● Goal of the exercise: In this exercise, print only the lines of the records below from the one with "Generate a web" through the one with "const shares = [31.1, 46.7, 17.9, 3.85, 0.45];", inclusive. Pictures are not part of the copy.
----- Given data -----
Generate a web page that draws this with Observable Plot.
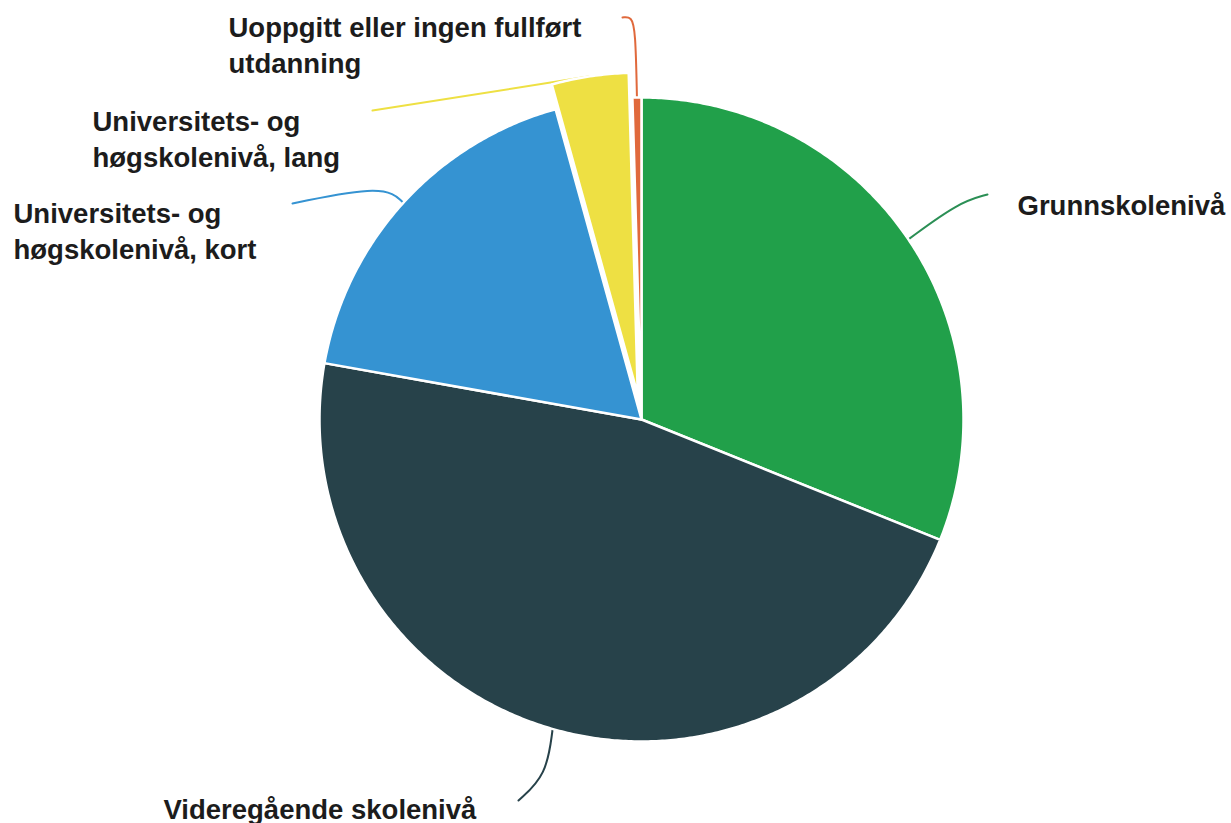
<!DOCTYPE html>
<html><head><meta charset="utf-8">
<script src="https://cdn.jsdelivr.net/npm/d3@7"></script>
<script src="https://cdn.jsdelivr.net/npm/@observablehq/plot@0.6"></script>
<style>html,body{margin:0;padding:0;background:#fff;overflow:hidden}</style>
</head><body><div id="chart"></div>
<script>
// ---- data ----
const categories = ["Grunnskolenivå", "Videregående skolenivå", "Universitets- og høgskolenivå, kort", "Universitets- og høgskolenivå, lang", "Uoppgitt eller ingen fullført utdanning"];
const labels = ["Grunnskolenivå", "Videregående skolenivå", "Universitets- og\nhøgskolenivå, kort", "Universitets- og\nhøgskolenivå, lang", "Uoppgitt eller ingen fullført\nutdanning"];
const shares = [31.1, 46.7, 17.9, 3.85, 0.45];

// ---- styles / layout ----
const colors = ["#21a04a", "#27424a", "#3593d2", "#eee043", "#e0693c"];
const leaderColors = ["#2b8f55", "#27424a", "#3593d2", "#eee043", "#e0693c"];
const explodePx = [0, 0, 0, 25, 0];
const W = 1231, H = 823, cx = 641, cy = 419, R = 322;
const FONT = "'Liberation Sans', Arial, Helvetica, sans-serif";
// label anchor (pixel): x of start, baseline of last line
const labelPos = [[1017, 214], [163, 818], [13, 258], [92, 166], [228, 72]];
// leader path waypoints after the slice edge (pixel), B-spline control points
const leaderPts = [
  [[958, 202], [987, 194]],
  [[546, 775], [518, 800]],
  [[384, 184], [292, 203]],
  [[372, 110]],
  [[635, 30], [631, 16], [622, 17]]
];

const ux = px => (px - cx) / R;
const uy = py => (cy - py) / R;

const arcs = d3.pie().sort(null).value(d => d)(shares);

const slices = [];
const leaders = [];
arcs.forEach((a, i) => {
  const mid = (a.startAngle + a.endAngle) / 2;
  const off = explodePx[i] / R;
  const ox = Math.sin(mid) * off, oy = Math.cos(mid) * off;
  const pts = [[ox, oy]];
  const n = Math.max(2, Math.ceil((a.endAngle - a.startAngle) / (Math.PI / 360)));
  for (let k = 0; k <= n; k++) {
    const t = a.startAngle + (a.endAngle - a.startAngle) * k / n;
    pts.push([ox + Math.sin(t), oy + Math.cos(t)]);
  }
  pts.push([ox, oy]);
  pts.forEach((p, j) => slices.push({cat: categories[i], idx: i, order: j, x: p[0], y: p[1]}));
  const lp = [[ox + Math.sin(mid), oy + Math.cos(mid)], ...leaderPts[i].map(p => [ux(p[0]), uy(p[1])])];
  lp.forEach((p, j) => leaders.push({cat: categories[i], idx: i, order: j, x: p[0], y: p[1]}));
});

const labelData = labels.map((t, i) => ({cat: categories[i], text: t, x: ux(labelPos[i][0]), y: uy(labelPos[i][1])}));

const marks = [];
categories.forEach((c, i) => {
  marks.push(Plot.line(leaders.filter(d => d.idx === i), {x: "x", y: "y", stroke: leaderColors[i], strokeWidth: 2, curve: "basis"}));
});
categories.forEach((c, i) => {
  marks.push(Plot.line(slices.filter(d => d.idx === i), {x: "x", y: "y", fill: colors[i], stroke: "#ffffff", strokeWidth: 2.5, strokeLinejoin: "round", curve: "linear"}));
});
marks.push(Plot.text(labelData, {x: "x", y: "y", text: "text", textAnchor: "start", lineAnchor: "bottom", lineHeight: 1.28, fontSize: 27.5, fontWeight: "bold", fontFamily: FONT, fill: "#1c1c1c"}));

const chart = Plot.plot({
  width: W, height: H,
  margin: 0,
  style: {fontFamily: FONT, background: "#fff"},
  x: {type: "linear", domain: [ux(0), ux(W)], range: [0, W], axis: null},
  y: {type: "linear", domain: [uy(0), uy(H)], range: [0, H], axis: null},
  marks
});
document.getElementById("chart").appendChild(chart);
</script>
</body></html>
-----
----- Given data -----
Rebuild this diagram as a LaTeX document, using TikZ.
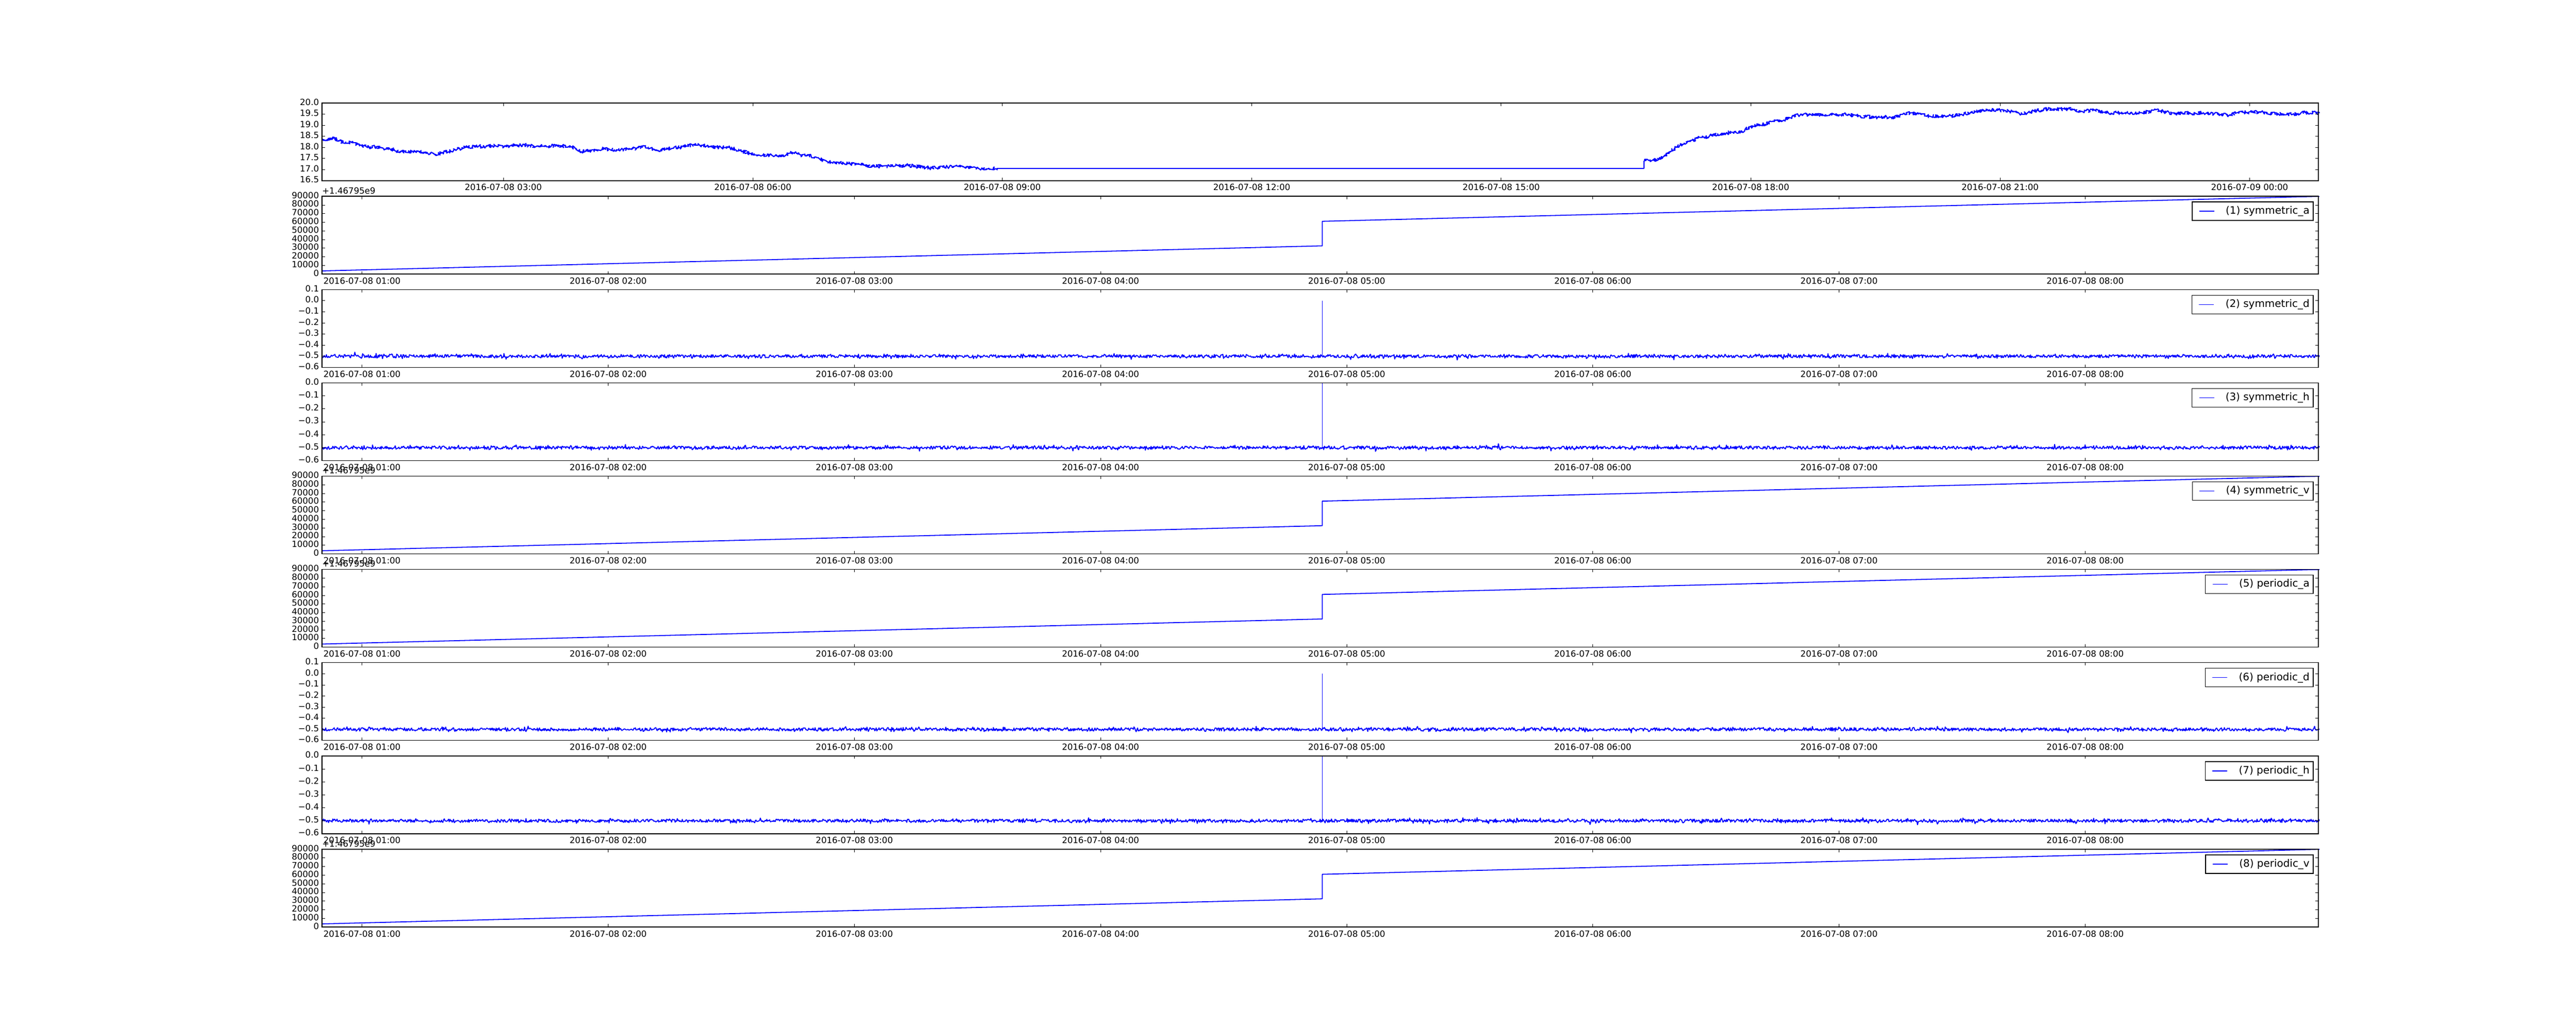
-----
● Correct output:
Generate a web page that draws this with Observable Plot.
<!DOCTYPE html>
<html><head><meta charset="utf-8">
<script src="https://cdn.jsdelivr.net/npm/d3@7"></script>
<script src="https://cdn.jsdelivr.net/npm/@observablehq/plot@0.6"></script>
<style>html,body{margin:0;padding:0;background:#fff;overflow:hidden}</style>
</head><body><div id="chart"></div>
<script>
// ---- data ----
const categories = ["Grunnskolenivå", "Videregående skolenivå", "Universitets- og høgskolenivå, kort", "Universitets- og høgskolenivå, lang", "Uoppgitt eller ingen fullført utdanning"];
const labels = ["Grunnskolenivå", "Videregående skolenivå", "Universitets- og\nhøgskolenivå, kort", "Universitets- og\nhøgskolenivå, lang", "Uoppgitt eller ingen fullført\nutdanning"];
const shares = [31.1, 46.7, 17.9, 3.85, 0.45];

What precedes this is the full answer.